If you take a vacation in Chicago, it’s worth spending a day in Oak Park. The small town was the home of two cultural heavyweights – writer Ernest Hemingway and architect Frank Lloyd Wright. The two main points of interest for me were the Ernest Hemingway Birthplace and Museum and the Frank Lloyd Wright Home and Studio.
The Ernest Hemingway Birthplace and Museum are in separate buildings just a short walk from each other. Admission is US$15 (as of September 2016) and includes both buildings. Tickets are purchased at the birthplace.
Since I had just missed the tour of the birthplace, I first visited the museum to see exhibits and artifacts from the great author’s life.
I then walked over to the Victorian house he was born in (July 21, 1899) and lived in until 1905. Most of the pieces in the house are not originals but are from the period. The guide did a fantastic job lecturing about the history of the house and Hemingway’s family. A highlights was his mother’s bedroom, where he was born. The tour lasted about 40 minutes.

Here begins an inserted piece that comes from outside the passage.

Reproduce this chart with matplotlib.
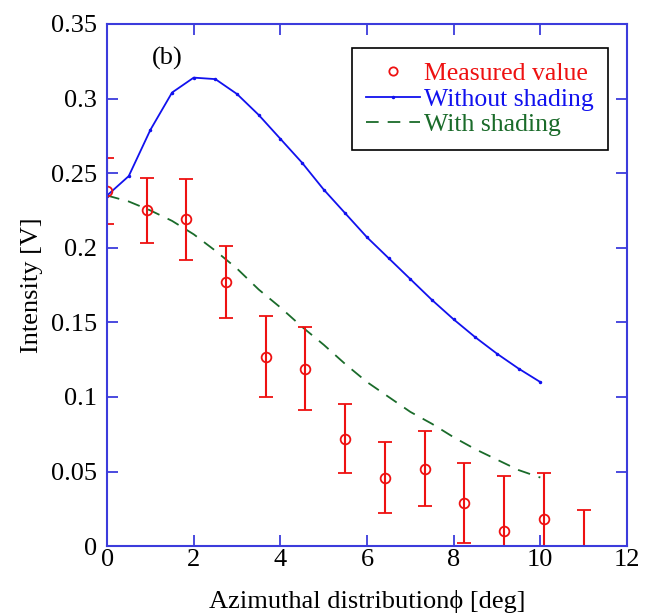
import numpy as np
import matplotlib
matplotlib.use("Agg")
import matplotlib.pyplot as plt
from matplotlib.lines import Line2D

plt.rcParams['font.family'] = ['Liberation Serif', 'DejaVu Serif']

# measured points (phi in deg, intensity in V, symmetric error)
meas_x = [0, 0.92, 1.83, 2.75, 3.67, 4.58, 5.5, 6.42, 7.33, 8.25, 9.17, 10.08, 11.0]
meas_y = [0.238, 0.225, 0.219, 0.177, 0.127, 0.119, 0.072, 0.046, 0.052, 0.029, 0.010, 0.018, -0.006]
meas_err = [0.022, 0.022, 0.027, 0.024, 0.027, 0.028, 0.023, 0.024, 0.025, 0.027, 0.037, 0.031, 0.030]

# calculated curves
calc_x = [0, 0.5, 1, 1.5, 2, 2.5, 3, 3.5, 4, 4.5, 5, 5.5, 6, 6.5, 7, 7.5, 8, 8.5, 9, 9.5, 10]
no_shade = [0.235, 0.248, 0.279, 0.304, 0.314, 0.313, 0.303, 0.289, 0.273, 0.257, 0.239, 0.223,
            0.207, 0.193, 0.179, 0.165, 0.152, 0.140, 0.129, 0.119, 0.110]
with_shade = [0.235, 0.231, 0.225, 0.218, 0.209, 0.198, 0.186, 0.172, 0.160, 0.147, 0.135, 0.122,
              0.110, 0.100, 0.090, 0.082, 0.073, 0.065, 0.058, 0.051, 0.046]

red = '#ee1111'
blue = '#1111ee'
green = '#1a6b2a'
spine = '#3c3cdc'

fig = plt.figure(figsize=(6.45, 6.13), dpi=100)
ax = fig.add_axes([0.166, 0.109, 0.806, 0.852])

l_blue, = ax.plot(calc_x, no_shade, color=blue, lw=1.3, marker='.', markersize=3)
l_green, = ax.plot(calc_x, with_shade, color=green, lw=1.3, linestyle=(0, (7, 5)))
ax.errorbar(meas_x, meas_y, yerr=meas_err, fmt='o', color=red, mfc='none', mec=red,
            markersize=7, mew=1.3, elinewidth=1.5, capsize=5, capthick=1.3)

ax.set_xlim(0, 12)
ax.set_ylim(0, 0.35)
ax.set_xticks(np.arange(0, 13, 2))
ax.set_yticks(np.arange(0, 0.351, 0.05))
ax.set_yticklabels(['0', '0.05', '0.1', '0.15', '0.2', '0.25', '0.3', '0.35'])

for s in ax.spines.values():
    s.set_color(spine)
    s.set_linewidth(1.5)
ax.tick_params(direction='in', length=8, width=1.3, color=spine, labelsize=19,
               top=True, right=True)
ax.tick_params(axis='y', pad=7)
ax.tick_params(axis='x', pad=2)

ax.set_xlabel('Azimuthal distribution\u03d5 [deg]', fontsize=19, labelpad=14)
ax.set_ylabel('Intensity [V]', fontsize=19, labelpad=6)

ax.text(1.38, 0.327, '(b)', fontsize=19, ha='center', va='center')

# legend shows just the circle for the measured points
h_meas = Line2D([], [], linestyle='none', marker='o', markersize=6, mfc='none', mec=red, mew=1.3)
leg = ax.legend([h_meas, l_blue, l_green], ['Measured value', 'Without shading', 'With shading'],
                loc='upper right', bbox_to_anchor=(0.963, 0.954), borderaxespad=0, fontsize=18.5,
                frameon=True, fancybox=False, framealpha=1, edgecolor='black',
                handlelength=2.1, handletextpad=0.15, borderpad=0.55, labelspacing=0.1)
leg.get_frame().set_linewidth(1.2)
for t, c in zip(leg.get_texts(), [red, blue, green]):
    t.set_color(c)

plt.savefig('out.png', dpi=100)
plt.close()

The Frank Lloyd Wright Home and Studio is a pleasant walk away from the Hemingway home. Wright lived in the home, which was built in 1889. In the studio, he helped to develop the Prairie School of architecture.
Tours of the home last about an hour and costs US$17 (as of September 2016) with an optional interior photo pass for US$5. It’s highly recommended to reserve tour times in advance on the official website. You can also do a self-guided audio tour of the neighborhood, which contains the largest number of Wright homes anywhere. This takes about 45 minutes and costs US$15. I just missed the last tour of the day because I turned up a bit late.
Scoville Park, near the Hemingway Museum, is a public park dedicated in 1912. There’s a monument dedicated to World War I soldiers in the park as well as a marker for the Continental Divide, showing the flow of water for the Great Lakes Watershed and the Mississippi Watershed.
The Unity Temple, a Unitarian Universalist temple designed by Frank Lloyd Wright and completed in 1908, is also in Oak Park. Unfortunately, I wasn’t able to visit.